▶

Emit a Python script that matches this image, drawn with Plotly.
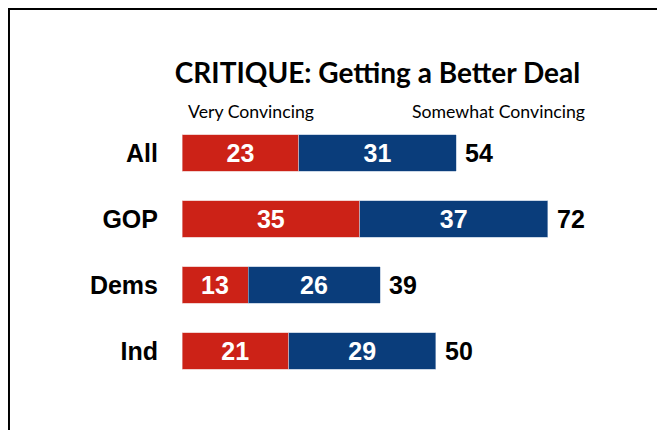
import plotly.graph_objects as go

categories = ["All", "GOP", "Dems", "Ind"]
very = [23, 35, 13, 21]
somewhat = [31, 37, 26, 29]
totals = [54, 72, 39, 50]

RED = "#CC2217"
BLUE = "#0A3D7B"

fig = go.Figure()
fig.add_trace(go.Bar(
    y=categories, x=very, orientation="h", name="Very Convincing",
    marker=dict(color=RED, line=dict(width=0.6, color="#E8B4B0")),
    text=very, textposition="inside", insidetextanchor="middle",
    constraintext="none",
    textfont=dict(color="white", size=25, family="Liberation Sans, Arial", weight="bold"),
))
fig.add_trace(go.Bar(
    y=categories, x=somewhat, orientation="h", name="Somewhat Convincing",
    marker=dict(color=BLUE, line=dict(width=0.6, color="#A9BCD6")),
    text=somewhat, textposition="inside", insidetextanchor="middle",
    constraintext="none",
    textfont=dict(color="white", size=25, family="Liberation Sans, Arial", weight="bold"),
))

annotations = []
for c, t in zip(categories, totals):
    annotations.append(dict(
        x=t, y=c, xref="x", yref="y", text=str(t), showarrow=False,
        xanchor="left", yanchor="middle", xshift=7,
        font=dict(size=25, color="black", family="Liberation Sans, Arial", weight="bold"),
    ))

annotations.append(dict(
    x=0.0087, y=1.034, xref="paper", yref="paper", text="Very Convincing",
    showarrow=False, xanchor="left", yanchor="middle",
    font=dict(size=17.7, color="black", family="Lato"),
))
annotations.append(dict(
    x=0.499, y=1.034, xref="paper", yref="paper", text="Somewhat Convincing",
    showarrow=False, xanchor="left", yanchor="middle",
    font=dict(size=17.7, color="black", family="Lato"),
))

fig.update_layout(
    width=657, height=422,
    barmode="stack", bargap=0.447,
    showlegend=False,
    plot_bgcolor="white", paper_bgcolor="white",
    margin=dict(l=174, r=26, t=112, b=46),
    title=dict(
        text="CRITIQUE: Getting a Better Deal",
        xref="container", yref="container",
        x=0.5624, xanchor="center", y=0.846, yanchor="middle",
        font=dict(size=28, color="black", family="Lato", weight="bold"),
    ),
    xaxis=dict(range=[0, 90], visible=False, fixedrange=True),
    yaxis=dict(
        autorange="reversed", showgrid=False, zeroline=False, showline=False,
        ticks="", ticklabelstandoff=23,
        tickfont=dict(size=25, color="black", family="Liberation Sans, Arial", weight="bold"),
    ),
    annotations=annotations,
    shapes=[dict(
        type="rect", xref="paper", yref="paper",
        x0=-0.3786, x1=1.5, y0=-1.0, y1=1.4205,
        line=dict(color="black", width=2), fillcolor="rgba(0,0,0,0)",
        layer="below",
    )],
)

fig.write_html("out.html")
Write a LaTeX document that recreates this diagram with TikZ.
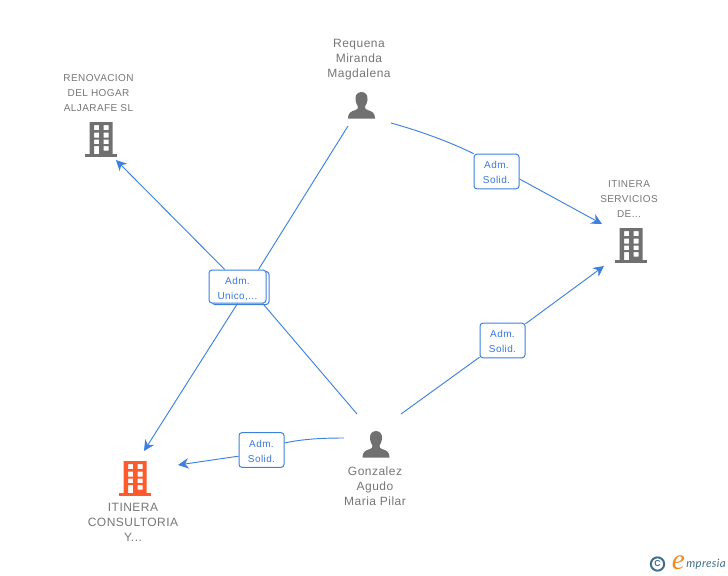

◀

§ STATED GOAL:
Copy each line that holds the word "this".

§ SOLUTION:
Emit a Python script that matches this image, drawn with Plotly.
Write a LaTeX document that recreates this diagram with TikZ.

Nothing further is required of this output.